Professor Kevin Hall, the University of Newcastle’s deputy vice chancellor of research and innovation, said the key focus of the hub was to engage with businesses and the community.

“They’re not just for the university, they’re not just for students and researchers,” he said. 

“They’re for people and businesses to come and collide together and really look at how we can take the knowledge and create either economic or social opportunities.”

Inside the centre, the product of an innovative Hunter mind was on show. 

Eric Johns has developed a search and rescue robot that can be controlled by virtual reality equipment, as part of his electrical engineering masters project.

University of Newcastle vice chancellor Caroline McMillen with Parliamentary Secretary for the Hunter Scot MacDonald at the opening of the hub on Wednesday.

University of Newcastle vice chancellor Caroline McMillen with Parliamentary Secretary for the Hunter Scot MacDonald at the opening of the hub on Wednesday.

The robot, a small vehicle equipped with a camera and two arms with pincers, is similar to other robots used in emergency situations that pose a risk to human rescuers – like mine disasters, nuclear or chemical incidents and searching potentially unstable buildings after earthquakes.

But to pilot Mr Johns’ machine, the operator wears a set of goggles to see through the eyes of the vehicle, while handheld controls make the device’s arms mimic the movement of the driver’s arms.

“It translates the exact human movements into robot movements,” he said.

“It’s trying to allow search and rescue personnel to do their job without actually being there [in the danger zone].”

University of Newcastle vice chancellor Caroline McMillen said the hub would provide a “boost to the growing cluster of businesses and defence-related activities at Williamtown”.

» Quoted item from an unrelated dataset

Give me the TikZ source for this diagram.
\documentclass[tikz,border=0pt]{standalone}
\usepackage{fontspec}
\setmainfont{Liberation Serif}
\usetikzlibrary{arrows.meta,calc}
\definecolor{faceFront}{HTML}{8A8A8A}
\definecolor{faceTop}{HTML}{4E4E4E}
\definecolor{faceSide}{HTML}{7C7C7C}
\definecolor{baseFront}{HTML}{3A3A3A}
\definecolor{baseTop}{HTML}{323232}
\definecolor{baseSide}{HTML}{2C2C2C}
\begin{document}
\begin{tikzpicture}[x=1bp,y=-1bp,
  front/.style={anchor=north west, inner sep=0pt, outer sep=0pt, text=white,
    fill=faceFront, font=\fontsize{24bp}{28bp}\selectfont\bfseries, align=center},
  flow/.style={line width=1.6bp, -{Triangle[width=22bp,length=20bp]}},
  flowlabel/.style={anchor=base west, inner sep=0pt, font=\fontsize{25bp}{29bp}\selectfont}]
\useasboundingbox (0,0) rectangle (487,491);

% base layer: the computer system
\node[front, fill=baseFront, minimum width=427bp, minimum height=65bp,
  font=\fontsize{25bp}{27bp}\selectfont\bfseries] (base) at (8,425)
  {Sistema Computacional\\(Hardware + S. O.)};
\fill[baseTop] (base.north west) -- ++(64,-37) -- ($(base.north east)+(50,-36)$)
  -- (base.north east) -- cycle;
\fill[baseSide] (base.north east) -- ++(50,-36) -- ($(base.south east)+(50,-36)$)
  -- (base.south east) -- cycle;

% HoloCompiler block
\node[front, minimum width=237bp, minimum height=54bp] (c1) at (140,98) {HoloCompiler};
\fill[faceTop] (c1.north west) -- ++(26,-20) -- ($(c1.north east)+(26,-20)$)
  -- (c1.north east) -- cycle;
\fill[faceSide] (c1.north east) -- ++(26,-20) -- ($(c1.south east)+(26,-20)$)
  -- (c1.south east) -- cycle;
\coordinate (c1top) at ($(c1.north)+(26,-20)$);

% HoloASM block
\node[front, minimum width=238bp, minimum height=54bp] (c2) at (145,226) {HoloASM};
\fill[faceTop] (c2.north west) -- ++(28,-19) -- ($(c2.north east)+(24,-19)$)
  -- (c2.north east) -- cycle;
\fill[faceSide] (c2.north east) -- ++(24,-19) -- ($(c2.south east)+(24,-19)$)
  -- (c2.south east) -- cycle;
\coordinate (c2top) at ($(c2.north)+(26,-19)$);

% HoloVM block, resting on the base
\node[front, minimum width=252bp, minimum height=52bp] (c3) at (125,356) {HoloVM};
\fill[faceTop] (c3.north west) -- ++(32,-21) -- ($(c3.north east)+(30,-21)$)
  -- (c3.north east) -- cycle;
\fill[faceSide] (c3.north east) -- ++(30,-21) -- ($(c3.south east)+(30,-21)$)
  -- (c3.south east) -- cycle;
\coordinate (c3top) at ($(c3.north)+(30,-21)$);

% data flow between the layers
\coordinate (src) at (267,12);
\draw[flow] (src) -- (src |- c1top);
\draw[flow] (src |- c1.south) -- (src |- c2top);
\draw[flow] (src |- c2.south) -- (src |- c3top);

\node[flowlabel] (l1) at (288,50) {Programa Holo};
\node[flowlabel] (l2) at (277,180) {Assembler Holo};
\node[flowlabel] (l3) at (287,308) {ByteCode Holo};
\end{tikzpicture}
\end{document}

"Around the world we have seen that the best innovation ecosystems are those where new industries, jobs and opportunities are created when research, business, government and community forge strong alliances,” she said.

Parliamentary Secretary for the Hunter Scot MacDonald said the state government had contributed $1.5 million to the university’s innovation hub program so far.

“The University of Newcastle is conducting exciting research in a range of areas relevant to the defence, security, and aerospace sectors and the DSA-18 hub … will allow academics to work directly with business and industry,” he said.